- Objective
Exactly the lines from the one that contains "Reproduce this chart with Apache ECharts." to the one that contains "350, interval: 50", both lines included, should be copied, and no others.

━━━━━ Dataset rows

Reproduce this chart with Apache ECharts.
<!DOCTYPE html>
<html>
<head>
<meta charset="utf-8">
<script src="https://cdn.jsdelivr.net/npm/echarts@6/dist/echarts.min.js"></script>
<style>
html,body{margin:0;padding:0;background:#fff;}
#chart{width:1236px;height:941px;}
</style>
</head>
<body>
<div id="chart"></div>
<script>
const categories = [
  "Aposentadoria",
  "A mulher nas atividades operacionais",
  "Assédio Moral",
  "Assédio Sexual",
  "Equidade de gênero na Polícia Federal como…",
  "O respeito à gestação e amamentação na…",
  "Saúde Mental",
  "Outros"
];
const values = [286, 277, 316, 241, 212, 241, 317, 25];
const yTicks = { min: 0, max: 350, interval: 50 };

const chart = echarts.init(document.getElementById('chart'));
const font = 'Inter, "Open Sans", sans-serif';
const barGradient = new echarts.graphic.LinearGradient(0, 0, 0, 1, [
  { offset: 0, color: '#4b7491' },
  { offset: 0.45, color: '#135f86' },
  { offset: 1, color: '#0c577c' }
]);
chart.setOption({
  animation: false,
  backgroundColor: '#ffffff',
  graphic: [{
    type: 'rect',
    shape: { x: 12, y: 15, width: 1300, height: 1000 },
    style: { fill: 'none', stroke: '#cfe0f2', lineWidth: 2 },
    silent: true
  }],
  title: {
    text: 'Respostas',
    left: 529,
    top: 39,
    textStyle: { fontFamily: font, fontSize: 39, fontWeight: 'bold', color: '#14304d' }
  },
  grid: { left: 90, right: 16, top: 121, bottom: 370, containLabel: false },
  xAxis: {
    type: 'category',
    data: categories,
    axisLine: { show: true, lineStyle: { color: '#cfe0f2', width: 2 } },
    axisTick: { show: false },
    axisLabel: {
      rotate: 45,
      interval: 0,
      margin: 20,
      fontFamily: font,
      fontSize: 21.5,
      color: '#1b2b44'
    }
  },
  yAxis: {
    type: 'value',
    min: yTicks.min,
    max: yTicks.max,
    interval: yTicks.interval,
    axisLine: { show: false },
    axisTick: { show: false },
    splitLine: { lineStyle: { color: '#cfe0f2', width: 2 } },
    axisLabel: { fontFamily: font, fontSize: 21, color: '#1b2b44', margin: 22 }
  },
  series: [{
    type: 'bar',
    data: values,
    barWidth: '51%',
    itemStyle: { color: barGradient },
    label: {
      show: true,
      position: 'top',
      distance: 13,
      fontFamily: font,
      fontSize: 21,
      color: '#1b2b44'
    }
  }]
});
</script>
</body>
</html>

━━━━━━━━━━
━━━━━ Dataset rows

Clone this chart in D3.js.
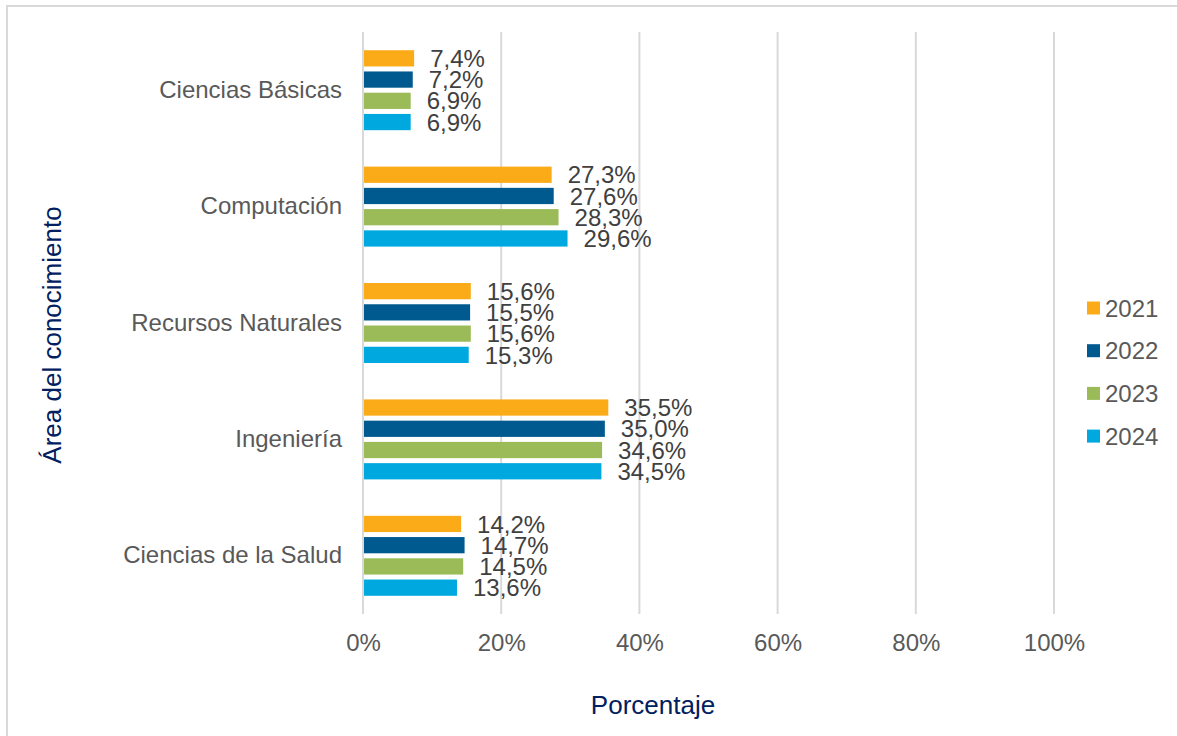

━━━━━━━━━━

- The output
Reproduce this chart with Apache ECharts.
<!DOCTYPE html>
<html>
<head>
<meta charset="utf-8">
<script src="https://cdn.jsdelivr.net/npm/echarts@6/dist/echarts.min.js"></script>
<style>
html,body{margin:0;padding:0;background:#fff;}
#chart{width:1236px;height:941px;}
</style>
</head>
<body>
<div id="chart"></div>
<script>
const categories = [
  "Aposentadoria",
  "A mulher nas atividades operacionais",
  "Assédio Moral",
  "Assédio Sexual",
  "Equidade de gênero na Polícia Federal como…",
  "O respeito à gestação e amamentação na…",
  "Saúde Mental",
  "Outros"
];
const values = [286, 277, 316, 241, 212, 241, 317, 25];
const yTicks = { min: 0, max: 350, interval: 50 };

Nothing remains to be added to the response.